Plus généralement, c'est aussi l'ambition des pôles de compétitivité et vous savez toute la place qu'y prend la défense.
- La législation sur les investissements étrangers :
Elle doit être lisible et conforme à nos engagements européens. C'est le sens de la réforme en cours.
Pour la Défense, elle s'appuie sur l'article 296 qui reconnaît dans le traité la spécificité stratégique du secteur de la défense.
- La seule contrainte ne suffit pas à trouver des solutions économiques pour le développement des entreprises stratégiques.
Des fonds d'investissements de confiance doivent permettre d'apporter une réponse économique et financière aux dossiers les plus délicats.
La Défense est mobilisée sur le sujet depuis plusieurs mois.
Pour nous, il s'agit de concilier action ciblée et logique économique.
Un dispositif se construit autour de la CDC et la Financière de Brienne avec l'expertise de la DGA.

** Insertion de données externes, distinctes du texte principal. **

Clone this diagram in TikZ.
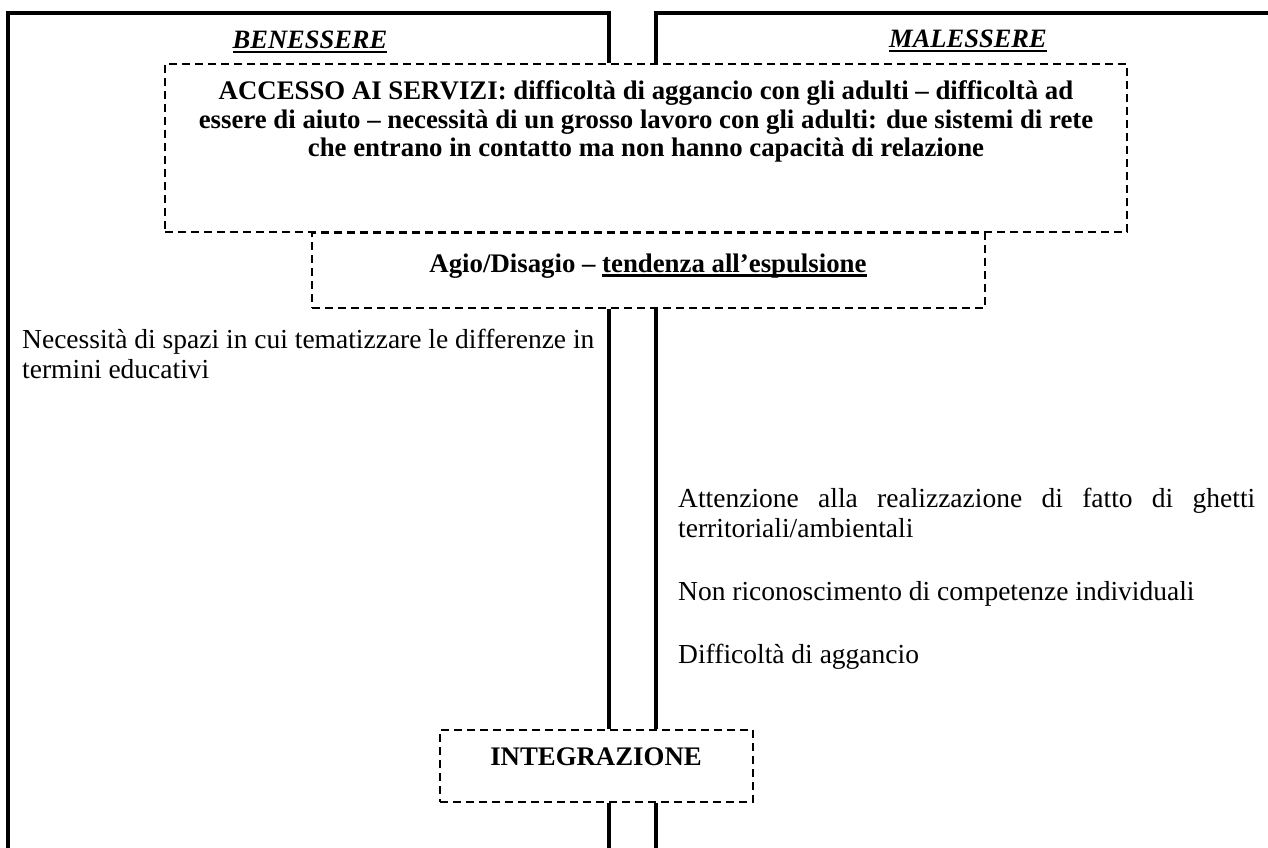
\documentclass[tikz,border=0pt]{standalone}
\usepackage{fontspec}
\setmainfont{Liberation Serif}
\usetikzlibrary{calc}
% heavy underline as used in the headings
\newcommand\heavyul[1]{\setbox0\hbox{#1}\rlap{\raisebox{-4.5pt}{\rule{\wd0}{2.6pt}}}\box0}
\begin{document}
\begin{tikzpicture}[x=1pt,y=-1pt,
  frame/.style={line width=4pt},
  dbox/.style={draw, line width=1.6pt, dash pattern=on 8pt off 5pt, inner sep=0pt},
  body/.style={font=\fontsize{27.5}{29.5}\selectfont, inner sep=0pt},
  boldtxt/.style={font=\fontsize{26.8}{28}\selectfont\bfseries, align=center, inner sep=0pt},
  head/.style={font=\fontsize{26.5}{28}\selectfont\bfseries\itshape, inner sep=0pt, anchor=base},
]
\useasboundingbox (0,0) rectangle (1268,848);

% column separators of the two panels
\coordinate (L) at (609,0);
\coordinate (R) at (656,0);

% dashed boxes
\node[dbox, minimum width=962pt, minimum height=168pt] (acc) at (646,148) {};
\node[dbox, minimum width=673pt, minimum height=75pt] (agio) at (648.5,270.5) {};
\node[dbox, minimum width=313pt, minimum height=72pt] (integ) at (596.5,766) {};

% panel frames
\draw[frame] (8,852) -- (8,13) -- (L |- 0,13) -- (L |- acc.north);
\draw[frame] (R |- acc.north) -- (R |- 0,13) -- (1272,13);
\draw[frame] (L |- agio.south) -- (L |- integ.north);
\draw[frame] (R |- agio.south) -- (R |- integ.north);
\draw[frame] (L |- integ.south) -- (L |- 0,852);
\draw[frame] (R |- integ.south) -- (R |- 0,852);

% headings
\node[head] (ben) at (310,49) {\heavyul{BENESSERE}};
\node[head] (mal) at (968,48) {\heavyul{MALESSERE}};

% box texts (base anchor sits on the last line)
\node[boldtxt, anchor=base] (acct) at (646,156) {ACCESSO AI SERVIZI: difficoltà di aggancio con gli adulti – difficoltà ad\\
essere di aiuto – necessità di un grosso lavoro con gli adulti: due sistemi di rete\\
che entrano in contatto ma non hanno capacità di relazione};
\node[boldtxt, anchor=base] (agiot) at (648,272) {Agio/Disagio – \heavyul{tendenza all’espulsione}};
\node[boldtxt, anchor=base] (integt) at (596,765) {INTEGRAZIONE};

% left column notes
\node[body, anchor=base west, align=left] (n1) at (22,378)
  {Necessità di spazi in cui tematizzare le differenze in\\termini educativi};

% right column notes
\node[body, anchor=base west, align=left] (m1) at (678,537)
  {\makebox[577pt][s]{Attenzione alla realizzazione di fatto di ghetti}\\territoriali/ambientali};
\node[body, anchor=base west] (m2) at (678,600) {Non riconoscimento di competenze individuali};
\node[body, anchor=base west] (m3) at (678,663) {Difficoltà di aggancio};
\end{tikzpicture}
\end{document}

Il s'agit de pouvoir, aux moments critiques, accompagner le développement des " jeunes entreprises ".
Le problème n'est pas tant les outils spécifiques dont nous disposons que le déficit de capacités d'investissement à long terme dans le capital des entreprises françaises.

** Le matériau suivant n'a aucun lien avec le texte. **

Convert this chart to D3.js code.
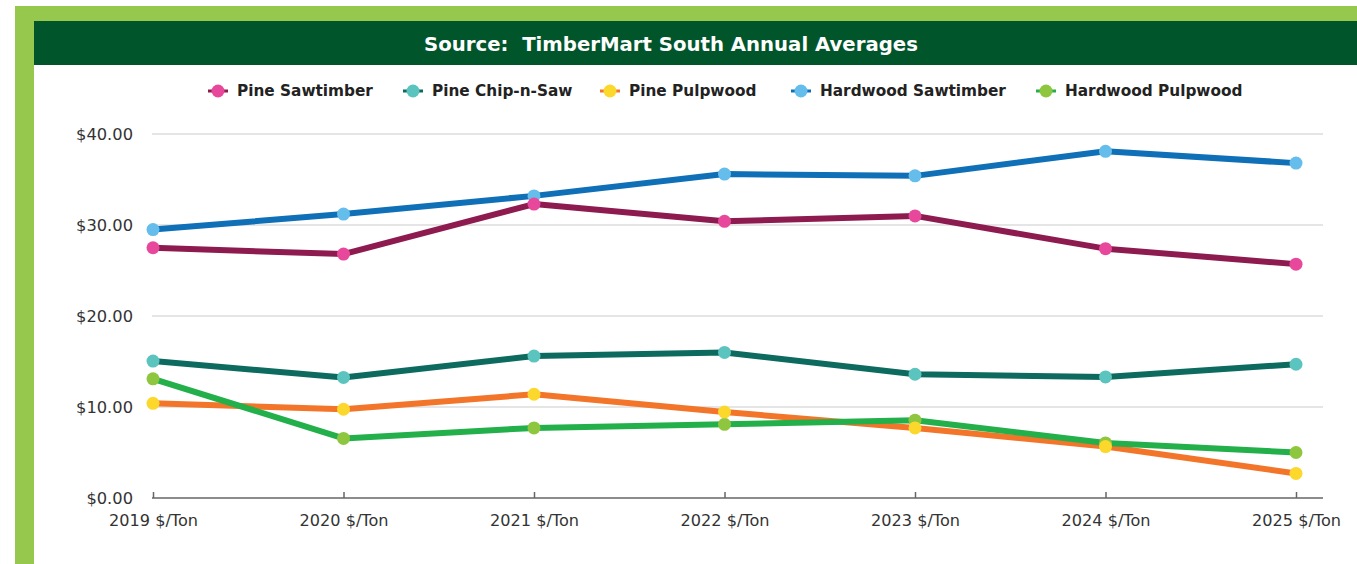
<!DOCTYPE html>
<html>
<head>
    <title>TimberMart South annual averages</title>
    <script type="text/javascript" src="https://cdn.jsdelivr.net/npm/d3@7/dist/d3.min.js"></script>
    <style type="text/css">
        body { margin: 0; background: #fff; }
        svg { display: block; font-family: "DejaVu Sans", "Open Sans", sans-serif; }
        svg text { font-family: "DejaVu Sans", "Open Sans", sans-serif; }
    </style>
</head>
<body>
    <svg id="chart" width="1357" height="564"></svg>
</body>

<script type="text/javascript">

    // data, $/ton
    let years = ["2019 $/Ton", "2020 $/Ton", "2021 $/Ton", "2022 $/Ton", "2023 $/Ton", "2024 $/Ton", "2025 $/Ton"];
    let seriesNames = ["Pine Sawtimber", "Pine Chip-n-Saw", "Pine Pulpwood", "Hardwood Sawtimber", "Hardwood Pulpwood"];
    let pineSawtimber = [27.5, 26.8, 32.3, 30.4, 31.0, 27.4, 25.7];
    let pineChipNSaw = [15.05, 13.25, 15.6, 16.0, 13.6, 13.3, 14.7];
    let pinePulpwood = [10.4, 9.75, 11.4, 9.45, 7.7, 5.65, 2.7];
    let hardwoodSawtimber = [29.5, 31.2, 33.2, 35.6, 35.4, 38.1, 36.8];
    let hardwoodPulpwood = [13.1, 6.55, 7.7, 8.1, 8.55, 6.05, 5.0];
    let yTicks = [0, 10, 20, 30, 40];

    let lineColors = ["#8e1b50", "#0d6a5f", "#f2752a", "#0f70b7", "#23b04b"];
    let dotColors = ["#e8489b", "#5cc4bf", "#fdd82c", "#64bdea", "#8fc640"];

    let series = [pineSawtimber, pineChipNSaw, pinePulpwood, hardwoodSawtimber, hardwoodPulpwood].map(function(v, i) {
        return { name: seriesNames[i], values: v, line: lineColors[i], dot: dotColors[i] };
    });

    // the original font is wider than what we have, so size text by its width
    function fitSize(sel, base, target) {
        let w = sel.node().getComputedTextLength();
        return base * target / w;
    }

    let svg = d3.select("#chart");

    // frame: light green border + dark green header
    svg.append("rect").attr("x", 15).attr("y", 6).attr("width", 1342).attr("height", 15).attr("fill", "#95c84d");
    svg.append("rect").attr("x", 15).attr("y", 6).attr("width", 19).attr("height", 558).attr("fill", "#95c84d");
    svg.append("rect").attr("x", 34).attr("y", 21).attr("width", 1323).attr("height", 44).attr("fill", "#01552b");
    let title = svg.append("text")
        .attr("x", 671).attr("y", 51)
        .attr("text-anchor", "middle")
        .attr("fill", "#fff")
        .attr("font-size", 18)
        .attr("font-weight", "bold")
        .style("white-space", "pre")
        .text("Source:  TimberMart South Annual Averages");
    title.attr("font-size", fitSize(title, 18, 494));

    let x = d3.scalePoint().domain(years).range([153, 1296]);
    let y = d3.scaleLinear().domain([0, 40]).range([498, 134]);

    // gridlines
    svg.append("g")
        .selectAll("line")
        .data(yTicks.slice(1))
        .join("line")
        .attr("x1", 152).attr("x2", 1323)
        .attr("y1", d => y(d)).attr("y2", d => y(d))
        .attr("stroke", "#dcdcdc")
        .attr("stroke-width", 1.5);

    // y labels
    let yAxis = svg.append("g")
        .attr("transform", "translate(140,0)")
        .call(d3.axisLeft(y).tickValues(yTicks).tickSize(0).tickPadding(7).tickFormat(d => "$" + d.toFixed(2)));
    yAxis.attr("font-family", null).attr("font-size", 14);
    yAxis.select(".domain").remove();
    yAxis.selectAll("text").attr("fill", "#333");
    yAxis.attr("font-size", fitSize(yAxis.select(".tick:last-of-type text"), 14, 57));

    // x axis
    let xAxis = svg.append("g")
        .attr("transform", "translate(0,498)")
        .call(d3.axisBottom(x).tickSize(-6).tickPadding(17));
    xAxis.attr("font-family", null).attr("font-size", 14);
    xAxis.select(".domain").attr("d", "M152,0H1323").attr("stroke", "#666").attr("stroke-width", 1.5);
    xAxis.selectAll(".tick line").attr("stroke", "#666").attr("stroke-width", 1.5);
    xAxis.selectAll("text").attr("fill", "#333");
    xAxis.attr("font-size", fitSize(xAxis.select(".tick text"), 14, 89));

    let line = d3.line()
        .x(function(d, i) { return x(years[i]); })
        .y(function(d) { return y(d); });

    svg.append("g")
        .selectAll("path")
        .data(series)
        .join("path")
        .attr("d", d => line(d.values))
        .attr("fill", "none")
        .attr("stroke", d => d.line)
        .attr("stroke-width", 6)
        .attr("stroke-linejoin", "round");

    svg.append("g")
        .selectAll("g")
        .data(series.slice().reverse())
        .join("g")
        .attr("fill", d => d.dot)
        .selectAll("circle")
        .data(d => d.values)
        .join("circle")
        .attr("cx", (d, i) => x(years[i]))
        .attr("cy", d => y(d))
        .attr("r", 6.5);

    // legend
    let legendX = [218, 413, 610, 801, 1046];
    let legend = svg.append("g")
        .selectAll("g")
        .data(series)
        .join("g")
        .attr("transform", (d, i) => "translate(" + legendX[i] + ",91)");
    legend.append("line")
        .attr("x1", -10).attr("x2", 10)
        .attr("stroke", d => d.line)
        .attr("stroke-width", 3);
    legend.append("circle").attr("r", 6.5).attr("fill", d => d.dot);
    legend.append("text")
        .attr("x", 19).attr("dy", "0.35em")
        .attr("font-size", 14)
        .attr("font-weight", "bold")
        .attr("fill", "#222")
        .text(d => d.name);
    let legendSize = fitSize(legend.select("text"), 14, 136);
    legend.selectAll("text").attr("font-size", legendSize);
</script>

</html>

Il devient indispensable d'orienter l'épargne des Français vers le long terme et l'investissement dans les entreprises.
Beaucoup a déjà été fait.
Nous devrions nous poser la question de savoir si les avantages fiscaux accordés dans ce cadre ne devraient pas être orientés, au moins en partie, vers les PME-PMI et les entreprises non cotées, ainsi que vers les entreprises européennes.
Il va de soi que ces dispositifs ne sauraient être réservés aux seules entreprises françaises.
Notre mobilisation doit résolument s'inscrire dans une perspective européenne, au service d'une ambition en matière économique et industrielle.
Ce message, je l'adresse également à nos amis américains.
Notre intention n'est pas d'élever des murailles autour de l'Europe.
Pour autant, nous tenons à rester maître de notre destin et pouvoir ainsi demander un traitement égal au plan commercial et industriel.
L'horizon de notre action doit être résolument européen.
Je souhaite à cet égard faire passer un message à tous les décideurs, industriels et politiques.
Si je me réjouis d'une prise de conscience des enjeux stratégiques par un nombre croissant de pays partenaires, il faut continuer à lutter contre toute dérive protectionniste.
Je ne pourrais me satisfaire d'une Europe où chaque pays utiliserait es dispositifs de contrôle contre leurs voisins, au lieu de construire ensemble une Europe forte.
C'est vrai dans le domaine de la Défense, comme dans les autres secteurs de l'économie.
Dans notre mobilisation, nous devons éviter toute tentation régressive et garder à l'esprit la nécessité de construire une industrie européenne forte.
Nous devons d'un côté, permettre le jeu équitable et normal de la concurrence entre les industries européennes ; de l'autre, reconnaître la spécificité de certains secteurs essentiels à notre sécurité.
Plus généralement, il nous faut permettre à l'Europe de construire sa propre politique industrielle dans une perspective de long terme.
Encore une fois, ce n'est pas une vision frileuse et protectionniste niant les réalités économiques.
C'est bien plutôt une ambition pour l'Europe.
Notre action en matière d'intelligence économique n'a de sens que si elle s'inscrit dans une politique industrielle rénovée, qui vise à conforter l'excellence technologique et la compétitivité de notre industrie.
J'ai voulu pour la Défense les moyens d'une véritable politique industrielle et d'un rôle stratégique au coeur de l'Etat.
J'ai ainsi confié une feuille de route à la DGA autour du concept d'autonomie compétitive.
J'ai fait de la relance de l'effort de recherche une priorité.
Forte de ces actions, la Défense assume aujourd'hui une part déterminante de la nouvelle politique industrielle lancée par le gouvernement.
Elle est impliquée dans l'Agence nationale de la recherche et représentée au plus haut niveau dans l'Agence de l'innovation industrielle.
Elle est intéressée par près de la moitié des plus grands pôles de compétitivité, dans lesquels elle jouera un rôle essentiel : par ses crédits d'études-amont, par ses partenariats avec OSEO anvar et le CNRS, par ses établissements de la DGA, ses centres de recherche, ses écoles.
Le patriotisme économique que j'appelle de mes voeux et pour lequel je me mobilise correspond à une ambition positive et européenne.
Ce doit être une véritable stratégie de long terme, l'expression d'une politique et non pas des réponses au cas par cas.
Nous devons pouvoir, nous devons savoir défendre nos intérêts, avec souplesse, efficacité et sans aucune fausse honte.
J'assume entièrement cette responsabilité.
Elle est l'expression de l'ambition que j'ai pour l'Europe et pour la France.